(Code that draws figures)
--

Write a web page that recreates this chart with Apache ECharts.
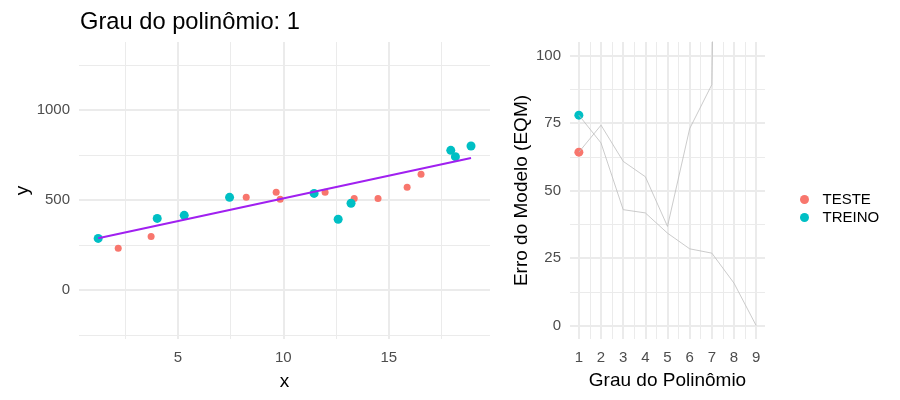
<!DOCTYPE html>
<html lang="pt">
<head>
    <meta charset="UTF-8">
    <title>Grau do polinômio</title>
    <script src="https://cdn.jsdelivr.net/npm/echarts@6/dist/echarts.min.js"></script>
</head>
<body style="margin:0;">

<div id="main" style="width: 900px;height:400px;"></div>

<script type="text/javascript">
    // dados
    var treinoX = [1.22, 4.02, 5.30, 7.45, 11.46, 12.60, 13.21, 17.94, 18.16, 18.90];
    var treinoY = [287, 398, 415, 515, 537, 393, 482, 776, 741, 800];
    var testeX = [2.17, 3.73, 8.24, 9.66, 9.85, 11.98, 13.36, 14.49, 15.87, 16.53];
    var testeY = [232, 298, 515, 543, 504, 543, 509, 509, 571, 643];
    var ajusteX = [1.22, 18.90];
    var ajusteY = [288, 733];

    var graus = [1, 2, 3, 4, 5, 6, 7, 8, 9];
    var erroTeste = [64.2, 74.2, 60.8, 55.1, 36.7, 72.9, 89.2, 600, 3000];
    var erroTreino = [77.9, 67.6, 42.9, 41.7, 34.2, 28.4, 26.8, 15.7, 0];

    // ticks
    var ticksX = [5, 10, 15];
    var minorX = [2.5, 7.5, 12.5, 17.5];
    var ticksY = [0, 500, 1000];
    var minorY = [-250, 250, 750, 1250];
    var ticksGrau = [1, 2, 3, 4, 5, 6, 7, 8, 9];
    var minorGrau = [1.5, 2.5, 3.5, 4.5, 5.5, 6.5, 7.5, 8.5];
    var ticksErro = [0, 25, 50, 75, 100];
    var minorErro = [12.5, 37.5, 62.5, 87.5];

    function pares(xs, ys) {
        return xs.map(function (x, i) { return [x, ys[i]]; });
    }

    var fonte = "'Liberation Sans', Arial, sans-serif";
    var corTeste = '#F8766D';
    var corTreino = '#00BFC4';

    function eixo(grid, min, max, valores, major, margem, extra) {
        var e = {
            type: 'value',
            gridIndex: grid,
            min: min,
            max: max,
            axisLine: {show: false},
            axisTick: {show: false, customValues: valores},
            axisLabel: {
                show: major,
                customValues: valores,
                formatter: function (v) { return String(v); },
                margin: margem,
                color: '#4D4D4D',
                fontSize: 15,
                fontFamily: fonte
            },
            splitLine: {
                show: true,
                lineStyle: {color: '#EBEBEB', width: major ? 2 : 1}
            }
        };
        for (var k in extra) { e[k] = extra[k]; }
        return e;
    }

    var nomeEstilo = {fontSize: 19, color: '#000', fontFamily: fonte};

    var myChart = echarts.init(document.getElementById('main'));

    myChart.setOption({
        animation: false,
        textStyle: {fontFamily: fonte},
        title: {
            text: 'Grau do polinômio: 1',
            left: 75,
            top: 5,
            textStyle: {fontSize: 23.7, fontWeight: 'normal', color: '#000', fontFamily: fonte}
        },
        legend: {
            orient: 'vertical',
            left: 795,
            top: 187,
            itemWidth: 26,
            itemHeight: 9,
            itemGap: 3,
            icon: 'circle',
            data: ['TESTE', 'TREINO'],
            textStyle: {fontSize: 15, color: '#000', fontFamily: fonte}
        },
        grid: [
            {left: 79, top: 42, width: 411, height: 297},
            {left: 570, top: 42, width: 195, height: 297}
        ],
        xAxis: [
            eixo(0, 0.31, 19.8, minorX, false, 11, {position: 'bottom'}),
            eixo(0, 0.31, 19.8, ticksX, true, 11, {
                position: 'bottom', name: 'x', nameLocation: 'middle', nameGap: 33,
                nameTextStyle: nomeEstilo
            }),
            eixo(1, 0.6, 9.4, minorGrau, false, 11, {position: 'bottom'}),
            eixo(1, 0.6, 9.4, ticksGrau, true, 11, {
                position: 'bottom', name: 'Grau do Polinômio', nameLocation: 'middle', nameGap: 32,
                nameTextStyle: nomeEstilo
            })
        ],
        yAxis: [
            eixo(0, -272, 1378, minorY, false, 9, {position: 'left'}),
            eixo(0, -272, 1378, ticksY, true, 9, {
                position: 'left', name: 'y', nameLocation: 'middle', nameGap: 46,
                nameTextStyle: nomeEstilo
            }),
            eixo(1, -5, 105, minorErro, false, 9, {position: 'left'}),
            eixo(1, -5, 105, ticksErro, true, 9, {
                position: 'left', name: 'Erro do Modelo (EQM)', nameLocation: 'middle', nameGap: 39,
                nameTextStyle: nomeEstilo
            })
        ],
        series: [
            {
                name: 'ajuste',
                type: 'line',
                xAxisIndex: 1,
                yAxisIndex: 1,
                symbol: 'none',
                lineStyle: {color: '#A020F0', width: 2},
                data: pares(ajusteX, ajusteY)
            },
            {
                name: 'TESTE',
                type: 'scatter',
                xAxisIndex: 1,
                yAxisIndex: 1,
                symbolSize: 7,
                itemStyle: {color: corTeste, opacity: 1},
                data: pares(testeX, testeY)
            },
            {
                name: 'TREINO',
                type: 'scatter',
                xAxisIndex: 1,
                yAxisIndex: 1,
                symbolSize: 9,
                itemStyle: {color: corTreino, opacity: 1},
                data: pares(treinoX, treinoY)
            },
            {
                name: 'linhaTeste',
                type: 'line',
                xAxisIndex: 3,
                yAxisIndex: 3,
                symbol: 'none',
                clip: true,
                lineStyle: {color: '#BEBEBE', width: 0.8},
                data: pares(graus, erroTeste)
            },
            {
                name: 'linhaTreino',
                type: 'line',
                xAxisIndex: 3,
                yAxisIndex: 3,
                symbol: 'none',
                clip: true,
                lineStyle: {color: '#BEBEBE', width: 0.8},
                data: pares(graus, erroTreino)
            },
            {
                name: 'TESTE',
                type: 'scatter',
                xAxisIndex: 3,
                yAxisIndex: 3,
                symbolSize: 9,
                itemStyle: {color: corTeste, opacity: 1},
                data: [[graus[0], erroTeste[0]]]
            },
            {
                name: 'TREINO',
                type: 'scatter',
                xAxisIndex: 3,
                yAxisIndex: 3,
                symbolSize: 9,
                itemStyle: {color: corTreino, opacity: 1},
                data: [[graus[0], erroTreino[0]]]
            }
        ]
    });
</script>

</body>
</html>
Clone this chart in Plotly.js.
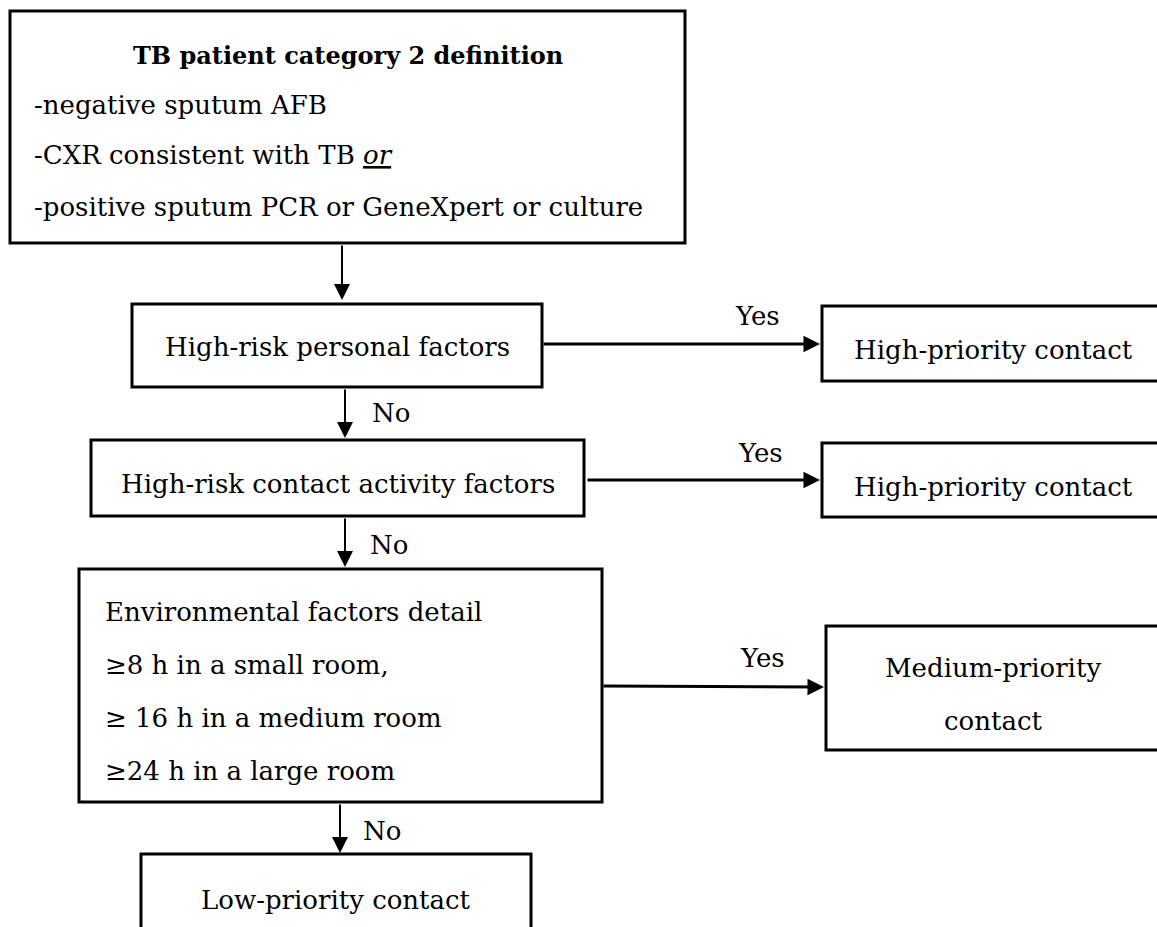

--

- Your instructions -
Your task is to return the lines above, from the first one up to and including the line containing "var corTreino = '#00BFC4';", minus any pictures.

- Result below -
Write a web page that recreates this chart with Apache ECharts.
<!DOCTYPE html>
<html lang="pt">
<head>
    <meta charset="UTF-8">
    <title>Grau do polinômio</title>
    <script src="https://cdn.jsdelivr.net/npm/echarts@6/dist/echarts.min.js"></script>
</head>
<body style="margin:0;">

<div id="main" style="width: 900px;height:400px;"></div>

<script type="text/javascript">
    // dados
    var treinoX = [1.22, 4.02, 5.30, 7.45, 11.46, 12.60, 13.21, 17.94, 18.16, 18.90];
    var treinoY = [287, 398, 415, 515, 537, 393, 482, 776, 741, 800];
    var testeX = [2.17, 3.73, 8.24, 9.66, 9.85, 11.98, 13.36, 14.49, 15.87, 16.53];
    var testeY = [232, 298, 515, 543, 504, 543, 509, 509, 571, 643];
    var ajusteX = [1.22, 18.90];
    var ajusteY = [288, 733];

    var graus = [1, 2, 3, 4, 5, 6, 7, 8, 9];
    var erroTeste = [64.2, 74.2, 60.8, 55.1, 36.7, 72.9, 89.2, 600, 3000];
    var erroTreino = [77.9, 67.6, 42.9, 41.7, 34.2, 28.4, 26.8, 15.7, 0];

    // ticks
    var ticksX = [5, 10, 15];
    var minorX = [2.5, 7.5, 12.5, 17.5];
    var ticksY = [0, 500, 1000];
    var minorY = [-250, 250, 750, 1250];
    var ticksGrau = [1, 2, 3, 4, 5, 6, 7, 8, 9];
    var minorGrau = [1.5, 2.5, 3.5, 4.5, 5.5, 6.5, 7.5, 8.5];
    var ticksErro = [0, 25, 50, 75, 100];
    var minorErro = [12.5, 37.5, 62.5, 87.5];

    function pares(xs, ys) {
        return xs.map(function (x, i) { return [x, ys[i]]; });
    }

    var fonte = "'Liberation Sans', Arial, sans-serif";
    var corTeste = '#F8766D';
    var corTreino = '#00BFC4';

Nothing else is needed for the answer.